Monday, 25 February 2013

Nicotine may increase risk of Alzheimer’s disease

The first scientific study to look at the role of cigarette smoke in the development of Alzheimer’s disease finds it may trigger or worsen the condition in older people who are at risk for this most common form of senile dementia.
Alzheimer’s disease is usually a condition of old age. Experts say people who live long enough – generally into their 70s, 80s and 90s — are at significantly increased risk of developing the neurodegenerative disease, which not only robs people of their memories but also of their mobility. Alzheimer’s is incurable and leads eventually to death.
Now, a new study suggests cigarette smoking may trigger or hasten the development of dementia. The research only involved mice, but the findings offer human tobacco smokers another compelling reason to kick the habit.
Claudio Soto is a professor of neurology at the University of Texas Health Science Center at Houston Medical School. Working with transgenic mice bred to develop a human version of Alzheimer’s, he and his colleagues exposed one group to second-hand smoke, as if they were non-smokers inhaling the smoke of others. Another group of rodents was exposed to a cloud of smoke inhaled by light smokers, an amount equivalent to one or two cigarettes per day.
The results, says Soto, were compared to transgenic mice that were not exposed to any cigarette smoke.
“We found that animals that were exposed to cigarette smoke have much more severe and early manifestations of Alzheimer’s disease damage in the brain,” he said.
In a future experiment, Soto plans to study the effects of greater amounts of smoke on rodents’ brains.
Researchers say the plaques and tangles found in the mice are similar to those telltale signs found when the brains of human Alzheimer’s patients are autopsied.
Soto says most cases of Alzheimer’s in humans are sporadic, meaning there is no genetic defect that causes the disease.
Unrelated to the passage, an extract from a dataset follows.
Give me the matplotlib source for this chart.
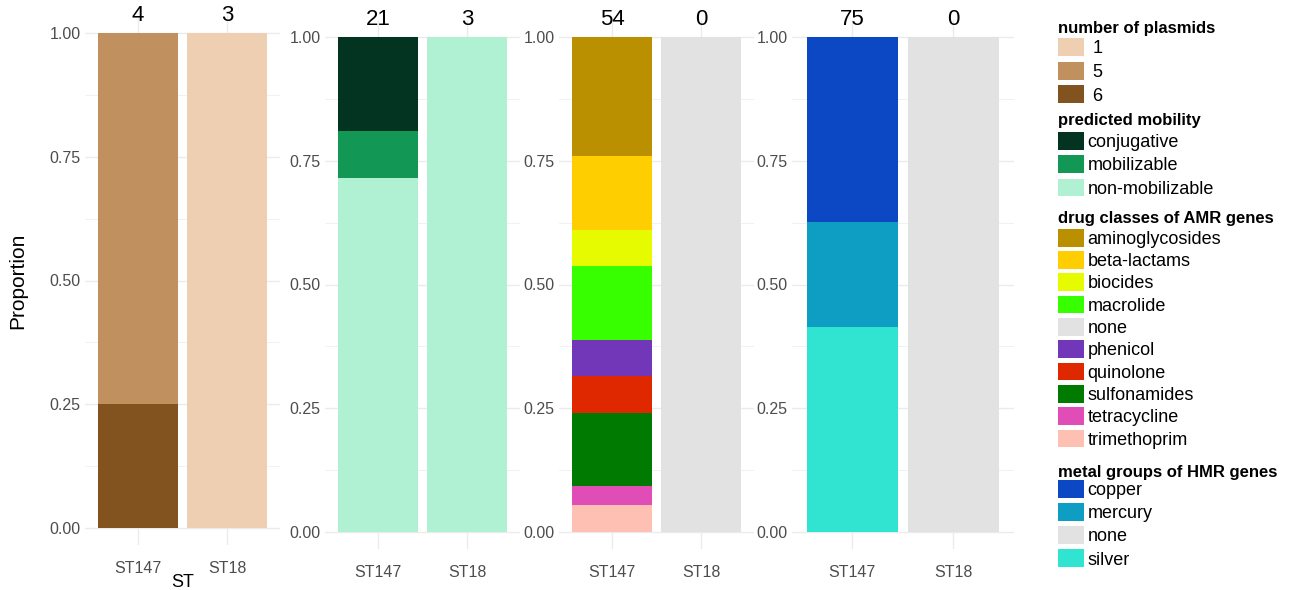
import matplotlib
matplotlib.use("Agg")
import matplotlib.pyplot as plt
from matplotlib.patches import Patch

plt.rcParams['font.family'] = ['Liberation Sans', 'DejaVu Sans']

sts = ['ST147', 'ST18']

# panel 1: number of plasmids
plasmid_levels = ['1', '5', '6']
plasmid_colors = ['#EECFB1', '#C0905F', '#82521F']
plasmid_counts = {'ST147': [0, 3, 1], 'ST18': [3, 0, 0]}
plasmid_totals = [4, 3]

# panel 2: predicted mobility
mob_levels = ['conjugative', 'mobilizable', 'non-mobilizable']
mob_colors = ['#033321', '#129755', '#B0F0D3']
mob_counts = {'ST147': [4, 2, 15], 'ST18': [0, 0, 3]}
mob_totals = [21, 3]

# panel 3: drug classes
amr_levels = ['aminoglycosides', 'beta-lactams', 'biocides', 'macrolide', 'none',
              'phenicol', 'quinolone', 'sulfonamides', 'tetracycline', 'trimethoprim']
amr_colors = ['#BA8F00', '#FFCE00', '#E6FA00', '#38FF00', '#E2E2E2',
              '#7236B8', '#E02800', '#007A00', '#E14DB6', '#FFC0B4']
amr_counts = {'ST147': [13, 8, 4, 8, 0, 4, 4, 8, 2, 3],
              'ST18': [0, 0, 0, 0, 1, 0, 0, 0, 0, 0]}
amr_totals = [54, 0]

# panel 4: metal groups
hmr_levels = ['copper', 'mercury', 'none', 'silver']
hmr_colors = ['#0D48C4', '#0E9EC4', '#E2E2E2', '#31E3D1']
hmr_counts = {'ST147': [28, 16, 0, 31], 'ST18': [0, 0, 1, 0]}
hmr_totals = [75, 0]

panels = [
    ('number of plasmids', plasmid_levels, plasmid_colors, plasmid_counts, plasmid_totals),
    ('predicted mobility', mob_levels, mob_colors, mob_counts, mob_totals),
    ('drug classes of AMR genes', amr_levels, amr_colors, amr_counts, amr_totals),
    ('metal groups of HMR genes', hmr_levels, hmr_colors, hmr_counts, hmr_totals),
]

W, H = 1291, 590
fig = plt.figure(figsize=(W / 100, H / 100), dpi=100)

# axes boxes in pixels: left, top(of y=1), bottom(of y=0), width
boxes = [(84.7, 33, 528, 195.6), (324.7, 37, 532, 195.6),
         (558.7, 37, 532, 195.6), (791.8, 37, 532, 222.0)]
ylo, yhi = -0.035, 1.035

grid_c = '#EBEBEB'
for i, (title, levels, colors, counts, totals) in enumerate(panels):
    left, ytop, ybot, width = boxes[i]
    ppu = (ybot - ytop)
    top_px = ytop - (yhi - 1) * ppu
    bot_px = ybot + (0 - ylo) * ppu
    ax = fig.add_axes([left / W, (H - bot_px) / H, width / W, (bot_px - top_px) / H])
    for s in ax.spines.values():
        s.set_visible(False)
    ax.set_xlim(0.4, 2.6)
    ax.set_ylim(ylo, yhi)
    ax.set_yticks([0, 0.25, 0.5, 0.75, 1.0])
    ax.set_yticklabels(['0.00', '0.25', '0.50', '0.75', '1.00'])
    ax.set_yticks([0.125, 0.375, 0.625, 0.875], minor=True)
    ax.set_xticks([1, 2])
    ax.set_xticklabels(sts)
    ax.tick_params(which='both', length=0, labelsize=11.5, labelcolor='#4D4D4D', pad=3)
    ax.tick_params(axis='x', pad=11)
    ax.grid(which='major', color=grid_c, lw=1.0)
    ax.grid(which='minor', axis='y', color=grid_c, lw=0.5)
    ax.set_axisbelow(True)
    for j, st in enumerate(sts):
        vals = counts[st]
        tot = sum(vals)
        bottom = 0
        # ggplot stacks the first level on top, so draw from the last one
        for lev, col, v in reversed(list(zip(levels, colors, vals))):
            if v == 0:
                continue
            ax.bar(j + 1, v / tot, width=0.9, bottom=bottom, color=col, lw=0)
            bottom += v / tot
        ax.annotate(str(totals[j]), (j + 1, 1.0), xytext=(0, 5), textcoords='offset points',
                    ha='center', va='bottom', fontsize=16, annotation_clip=False)
    if i == 0:
        ax.set_ylabel('Proportion', fontsize=15, labelpad=16)
        ax.set_xlabel('ST', fontsize=13, labelpad=-1)

# legends on the right
leg_tops = [19, 111, 209, 463]
spacings = [0.25, 0.24, 0.18, 0.23]
title_gaps = [1.8, 2.8, 2.0, 0.0]
for (title, levels, colors, counts, totals), ltop, sp, tg in zip(panels, leg_tops, spacings, title_gaps):
    handles = [Patch(facecolor=c, edgecolor='white', lw=0) for c in colors]
    labs = [(' ' + l) if l.isdigit() else l for l in levels]
    leg = fig.legend(handles, labs, title=title, loc='upper left',
                     bbox_to_anchor=(1056 / W, 1 - ltop / H), frameon=False,
                     fontsize=13, title_fontproperties={'weight': 'bold', 'size': 12},
                     handlelength=1.45, handleheight=1.15, handletextpad=0.2,
                     labelspacing=sp, borderpad=0.1, borderaxespad=0)
    leg._legend_box.align = 'left'
    leg._legend_box.sep = tg

fig.savefig('out.png', dpi=100)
But aging increases risk, he says, especially if people are exposed to environmental risk factors such as cigarette smoke.
For that reason, Soto says it’s possible that smokers who kick the habit have a good chance of preventing the neurodegenerative disorder.
“Based on our observations and the epidemiological studies, I would think quitting smoking would reduce the risk of Alzheimer’s disease,” he said.
Soto and colleagues describe the link between cigarette smoke and Alzheimer’s disease in the journal Nature Communications.